There is, of course, no such legal framework – even in the previous government, a preliminary design with the same ambition did not make it to the finish line. Her text has already been discussed within the government and will soon be on the table again. For the minister, this is an “absolute priority”.
Because the local authorities are just about the most important stakeholders in the story, they were invited on Thursday for an explanation. It involved about twenty mayors of the largest cities and representatives of the associations of Flemish and Walloon cities and municipalities. According to Minister Verlinden, the conversation was constructive.
Philippe Close (PS), mayor of the City of Brussels, was also present. “The mayor was very pleased with the constructive consultation that has taken place. The draft law gives mayors the opportunity to close businesses that would serve to launder money,” his spokesperson said. “Such a law has proved useful in the Netherlands. Of course, there must also be a socio-preventive component in the repressive sector and resources for smaller municipalities must be considered.”
Mayor of Ixelles Christos Doulkeridis (Ecolo) has nothing against the bill, but does not see it as the solution. “As long as there is no global vision and concrete plan about the fight against drug trafficking, nothing will change.

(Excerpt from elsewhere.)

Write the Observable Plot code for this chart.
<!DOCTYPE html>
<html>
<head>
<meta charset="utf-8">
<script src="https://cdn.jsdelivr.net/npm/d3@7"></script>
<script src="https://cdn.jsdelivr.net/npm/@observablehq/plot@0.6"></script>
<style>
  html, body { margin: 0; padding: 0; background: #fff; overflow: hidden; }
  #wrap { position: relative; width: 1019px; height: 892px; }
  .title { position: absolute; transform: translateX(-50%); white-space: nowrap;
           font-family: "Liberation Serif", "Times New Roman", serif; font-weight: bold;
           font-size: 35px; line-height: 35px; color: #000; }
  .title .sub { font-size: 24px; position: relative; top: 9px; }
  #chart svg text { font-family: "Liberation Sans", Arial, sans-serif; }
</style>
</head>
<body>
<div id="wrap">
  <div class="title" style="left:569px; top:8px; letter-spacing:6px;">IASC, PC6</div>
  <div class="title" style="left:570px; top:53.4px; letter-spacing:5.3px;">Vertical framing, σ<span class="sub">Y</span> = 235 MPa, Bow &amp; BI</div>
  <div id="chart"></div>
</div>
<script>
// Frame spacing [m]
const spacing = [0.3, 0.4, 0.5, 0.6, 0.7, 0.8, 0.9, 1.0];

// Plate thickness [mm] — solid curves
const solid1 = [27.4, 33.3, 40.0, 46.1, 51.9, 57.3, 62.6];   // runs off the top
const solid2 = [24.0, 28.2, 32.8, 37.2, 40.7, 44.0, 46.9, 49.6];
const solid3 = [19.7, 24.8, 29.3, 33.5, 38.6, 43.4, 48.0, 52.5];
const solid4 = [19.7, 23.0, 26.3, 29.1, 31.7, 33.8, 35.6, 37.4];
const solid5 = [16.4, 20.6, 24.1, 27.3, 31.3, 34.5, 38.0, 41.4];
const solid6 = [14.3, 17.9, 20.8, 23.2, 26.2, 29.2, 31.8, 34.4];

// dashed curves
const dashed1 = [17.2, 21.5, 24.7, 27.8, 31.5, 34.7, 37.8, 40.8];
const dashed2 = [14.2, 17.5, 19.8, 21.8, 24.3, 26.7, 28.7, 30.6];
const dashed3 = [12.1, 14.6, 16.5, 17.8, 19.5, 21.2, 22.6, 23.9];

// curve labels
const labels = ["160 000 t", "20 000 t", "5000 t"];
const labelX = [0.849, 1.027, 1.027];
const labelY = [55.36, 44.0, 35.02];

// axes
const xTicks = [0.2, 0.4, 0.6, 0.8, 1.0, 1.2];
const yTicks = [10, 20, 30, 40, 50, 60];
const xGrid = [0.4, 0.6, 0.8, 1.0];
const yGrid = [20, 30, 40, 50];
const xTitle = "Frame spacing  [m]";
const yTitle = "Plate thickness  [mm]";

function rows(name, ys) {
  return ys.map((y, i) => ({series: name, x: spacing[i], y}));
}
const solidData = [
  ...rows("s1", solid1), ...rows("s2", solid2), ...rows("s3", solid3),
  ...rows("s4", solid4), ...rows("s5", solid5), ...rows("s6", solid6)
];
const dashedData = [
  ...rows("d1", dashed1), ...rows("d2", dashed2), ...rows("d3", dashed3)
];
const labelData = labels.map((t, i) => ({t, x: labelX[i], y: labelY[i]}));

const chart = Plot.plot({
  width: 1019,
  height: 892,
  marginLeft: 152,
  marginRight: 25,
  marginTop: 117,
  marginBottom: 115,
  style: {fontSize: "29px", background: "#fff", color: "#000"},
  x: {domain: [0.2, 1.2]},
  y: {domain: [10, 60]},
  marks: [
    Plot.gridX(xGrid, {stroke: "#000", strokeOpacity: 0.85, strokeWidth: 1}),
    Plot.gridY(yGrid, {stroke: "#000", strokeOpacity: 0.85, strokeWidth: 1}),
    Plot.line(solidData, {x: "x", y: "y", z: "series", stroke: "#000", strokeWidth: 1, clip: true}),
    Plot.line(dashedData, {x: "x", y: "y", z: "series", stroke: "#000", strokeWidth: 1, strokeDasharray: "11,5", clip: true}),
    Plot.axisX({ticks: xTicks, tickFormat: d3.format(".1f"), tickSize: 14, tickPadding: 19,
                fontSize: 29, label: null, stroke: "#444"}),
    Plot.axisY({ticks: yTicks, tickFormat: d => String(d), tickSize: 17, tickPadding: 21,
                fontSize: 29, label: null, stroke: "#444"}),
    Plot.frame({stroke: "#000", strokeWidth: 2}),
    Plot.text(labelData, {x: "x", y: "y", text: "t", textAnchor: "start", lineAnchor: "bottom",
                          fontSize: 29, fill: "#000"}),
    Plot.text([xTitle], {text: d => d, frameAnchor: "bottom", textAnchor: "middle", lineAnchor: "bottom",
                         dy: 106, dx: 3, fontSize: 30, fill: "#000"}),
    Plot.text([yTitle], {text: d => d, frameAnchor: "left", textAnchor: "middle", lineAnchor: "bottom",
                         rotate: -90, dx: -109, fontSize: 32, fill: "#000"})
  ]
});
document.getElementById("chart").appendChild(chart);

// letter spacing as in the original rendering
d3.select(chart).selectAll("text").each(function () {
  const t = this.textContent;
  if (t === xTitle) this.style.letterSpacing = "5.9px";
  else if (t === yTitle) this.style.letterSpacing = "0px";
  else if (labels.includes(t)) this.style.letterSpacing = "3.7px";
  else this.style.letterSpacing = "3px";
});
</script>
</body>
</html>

It can help to give local authorities more powers, but structural action is needed. There must be a debate with all mayors and ministers, but also police officers, magistrates and experts from academia.” In addition, Doulkeridis fears that the legislative text will place even more responsibility on the mayor.
Mayor of Anderlecht Fabrice Cumps (PS) is less enthusiastic. “It is never a waste of time to have additional tools to combat this phenomenon, but the burden should not be placed entirely on the shoulders of the municipalities. It remains an ancillary instrument and the fight against drug trafficking related companies must remain a federal priority. Today we are in the opposite situation, where the local police have to strengthen the federal judicial police.”

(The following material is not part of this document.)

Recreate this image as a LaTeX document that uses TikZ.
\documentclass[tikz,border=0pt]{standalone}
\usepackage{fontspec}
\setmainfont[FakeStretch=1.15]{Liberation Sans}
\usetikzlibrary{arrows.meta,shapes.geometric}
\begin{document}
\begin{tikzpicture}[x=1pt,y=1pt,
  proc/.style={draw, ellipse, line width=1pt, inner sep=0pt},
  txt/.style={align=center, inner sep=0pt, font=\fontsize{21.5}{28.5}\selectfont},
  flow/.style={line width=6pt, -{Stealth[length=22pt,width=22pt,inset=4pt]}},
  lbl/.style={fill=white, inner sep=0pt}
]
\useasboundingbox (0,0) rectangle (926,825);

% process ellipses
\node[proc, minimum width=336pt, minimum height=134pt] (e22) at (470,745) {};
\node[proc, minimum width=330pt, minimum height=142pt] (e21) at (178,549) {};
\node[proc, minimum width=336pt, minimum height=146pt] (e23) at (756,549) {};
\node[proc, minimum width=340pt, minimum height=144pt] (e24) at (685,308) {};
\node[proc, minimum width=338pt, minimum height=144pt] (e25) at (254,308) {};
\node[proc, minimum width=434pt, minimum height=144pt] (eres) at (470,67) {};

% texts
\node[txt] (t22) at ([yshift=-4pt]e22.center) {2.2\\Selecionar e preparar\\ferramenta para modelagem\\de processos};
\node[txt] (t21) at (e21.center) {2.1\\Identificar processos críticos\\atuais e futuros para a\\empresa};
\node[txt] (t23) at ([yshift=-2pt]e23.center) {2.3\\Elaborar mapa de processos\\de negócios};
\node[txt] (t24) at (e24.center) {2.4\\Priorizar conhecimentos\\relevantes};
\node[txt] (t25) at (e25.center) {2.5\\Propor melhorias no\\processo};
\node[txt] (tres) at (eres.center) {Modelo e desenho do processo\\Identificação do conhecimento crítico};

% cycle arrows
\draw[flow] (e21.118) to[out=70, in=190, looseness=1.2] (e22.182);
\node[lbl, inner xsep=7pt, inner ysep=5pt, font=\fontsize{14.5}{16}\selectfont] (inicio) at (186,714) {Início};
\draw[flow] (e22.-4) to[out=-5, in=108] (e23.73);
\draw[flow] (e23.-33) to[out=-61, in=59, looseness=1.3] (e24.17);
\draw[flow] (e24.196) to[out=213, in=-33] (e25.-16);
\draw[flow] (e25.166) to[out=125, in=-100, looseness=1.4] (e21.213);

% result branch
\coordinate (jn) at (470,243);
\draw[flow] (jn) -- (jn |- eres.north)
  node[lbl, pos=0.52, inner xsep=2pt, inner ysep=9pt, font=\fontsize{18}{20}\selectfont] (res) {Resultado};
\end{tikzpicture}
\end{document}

Molenbeek’s mayor Cathérine Moureaux (PS) also shares this concern. “If this gives more power to the mayor to close places, we’re okay with that, provided we have the financial resources,” her spokesperson said. “As a reminder, we have no news about our request to have fifteen extra police officers. Molenbeek’s greatest need is more police on the street.”
In September, further discussion will take place within the Council of Ministers.